_EXERCISE GOAL_. Copy out the data below as written; omit any images.

····················

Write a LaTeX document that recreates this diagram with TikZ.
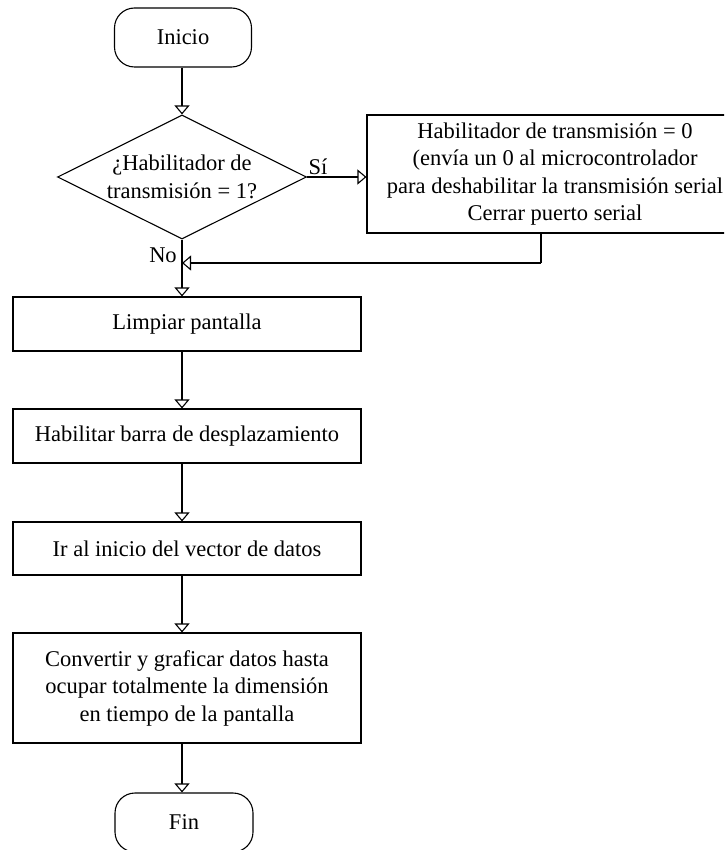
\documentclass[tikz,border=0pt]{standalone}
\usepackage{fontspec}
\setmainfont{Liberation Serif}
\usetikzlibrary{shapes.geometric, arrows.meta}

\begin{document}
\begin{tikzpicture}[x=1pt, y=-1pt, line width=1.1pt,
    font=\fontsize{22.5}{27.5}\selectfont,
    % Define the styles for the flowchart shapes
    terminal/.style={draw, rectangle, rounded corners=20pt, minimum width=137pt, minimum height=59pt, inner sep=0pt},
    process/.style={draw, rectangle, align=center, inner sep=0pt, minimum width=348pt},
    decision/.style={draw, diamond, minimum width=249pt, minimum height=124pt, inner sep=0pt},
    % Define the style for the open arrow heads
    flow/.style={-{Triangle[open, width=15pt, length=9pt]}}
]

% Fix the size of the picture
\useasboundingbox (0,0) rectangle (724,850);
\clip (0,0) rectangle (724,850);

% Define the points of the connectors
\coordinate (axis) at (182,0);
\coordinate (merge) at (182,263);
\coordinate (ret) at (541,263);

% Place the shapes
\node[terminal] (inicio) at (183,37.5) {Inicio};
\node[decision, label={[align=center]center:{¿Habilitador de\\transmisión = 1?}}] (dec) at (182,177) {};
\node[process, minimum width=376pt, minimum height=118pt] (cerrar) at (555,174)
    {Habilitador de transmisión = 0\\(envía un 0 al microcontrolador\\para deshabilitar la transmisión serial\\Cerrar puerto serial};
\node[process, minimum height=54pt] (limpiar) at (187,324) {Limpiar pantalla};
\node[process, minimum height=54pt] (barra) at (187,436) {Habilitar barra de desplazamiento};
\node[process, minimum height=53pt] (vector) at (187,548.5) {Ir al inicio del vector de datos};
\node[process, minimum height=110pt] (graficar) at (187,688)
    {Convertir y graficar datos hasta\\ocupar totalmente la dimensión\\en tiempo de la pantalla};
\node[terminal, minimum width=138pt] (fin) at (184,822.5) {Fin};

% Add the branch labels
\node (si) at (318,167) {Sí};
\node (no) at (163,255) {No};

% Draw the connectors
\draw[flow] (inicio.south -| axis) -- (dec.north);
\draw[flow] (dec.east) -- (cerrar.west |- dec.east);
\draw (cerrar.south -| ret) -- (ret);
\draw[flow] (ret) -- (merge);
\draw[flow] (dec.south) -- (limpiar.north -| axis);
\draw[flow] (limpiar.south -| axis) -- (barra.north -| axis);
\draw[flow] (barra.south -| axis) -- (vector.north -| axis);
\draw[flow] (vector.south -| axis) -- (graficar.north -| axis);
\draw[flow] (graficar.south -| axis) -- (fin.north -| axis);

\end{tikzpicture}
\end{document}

····················

_RESULT_.
Write a LaTeX document that recreates this diagram with TikZ.
\documentclass[tikz,border=0pt]{standalone}
\usepackage{fontspec}
\setmainfont{Liberation Serif}
\usetikzlibrary{shapes.geometric, arrows.meta}

\begin{document}
\begin{tikzpicture}[x=1pt, y=-1pt, line width=1.1pt,
    font=\fontsize{22.5}{27.5}\selectfont,
    % Define the styles for the flowchart shapes
    terminal/.style={draw, rectangle, rounded corners=20pt, minimum width=137pt, minimum height=59pt, inner sep=0pt},
    process/.style={draw, rectangle, align=center, inner sep=0pt, minimum width=348pt},
    decision/.style={draw, diamond, minimum width=249pt, minimum height=124pt, inner sep=0pt},
    % Define the style for the open arrow heads
    flow/.style={-{Triangle[open, width=15pt, length=9pt]}}
]

% Fix the size of the picture
\useasboundingbox (0,0) rectangle (724,850);
\clip (0,0) rectangle (724,850);

% Define the points of the connectors
\coordinate (axis) at (182,0);
\coordinate (merge) at (182,263);
\coordinate (ret) at (541,263);

% Place the shapes
\node[terminal] (inicio) at (183,37.5) {Inicio};
\node[decision, label={[align=center]center:{¿Habilitador de\\transmisión = 1?}}] (dec) at (182,177) {};
\node[process, minimum width=376pt, minimum height=118pt] (cerrar) at (555,174)
    {Habilitador de transmisión = 0\\(envía un 0 al microcontrolador\\para deshabilitar la transmisión serial\\Cerrar puerto serial};
\node[process, minimum height=54pt] (limpiar) at (187,324) {Limpiar pantalla};
\node[process, minimum height=54pt] (barra) at (187,436) {Habilitar barra de desplazamiento};
\node[process, minimum height=53pt] (vector) at (187,548.5) {Ir al inicio del vector de datos};
\node[process, minimum height=110pt] (graficar) at (187,688)
    {Convertir y graficar datos hasta\\ocupar totalmente la dimensión\\en tiempo de la pantalla};
\node[terminal, minimum width=138pt] (fin) at (184,822.5) {Fin};

% Add the branch labels
\node (si) at (318,167) {Sí};
\node (no) at (163,255) {No};

% Draw the connectors
\draw[flow] (inicio.south -| axis) -- (dec.north);
\draw[flow] (dec.east) -- (cerrar.west |- dec.east);
\draw (cerrar.south -| ret) -- (ret);
\draw[flow] (ret) -- (merge);
\draw[flow] (dec.south) -- (limpiar.north -| axis);
\draw[flow] (limpiar.south -| axis) -- (barra.north -| axis);
\draw[flow] (barra.south -| axis) -- (vector.north -| axis);
\draw[flow] (vector.south -| axis) -- (graficar.north -| axis);
\draw[flow] (graficar.south -| axis) -- (fin.north -| axis);

\end{tikzpicture}
\end{document}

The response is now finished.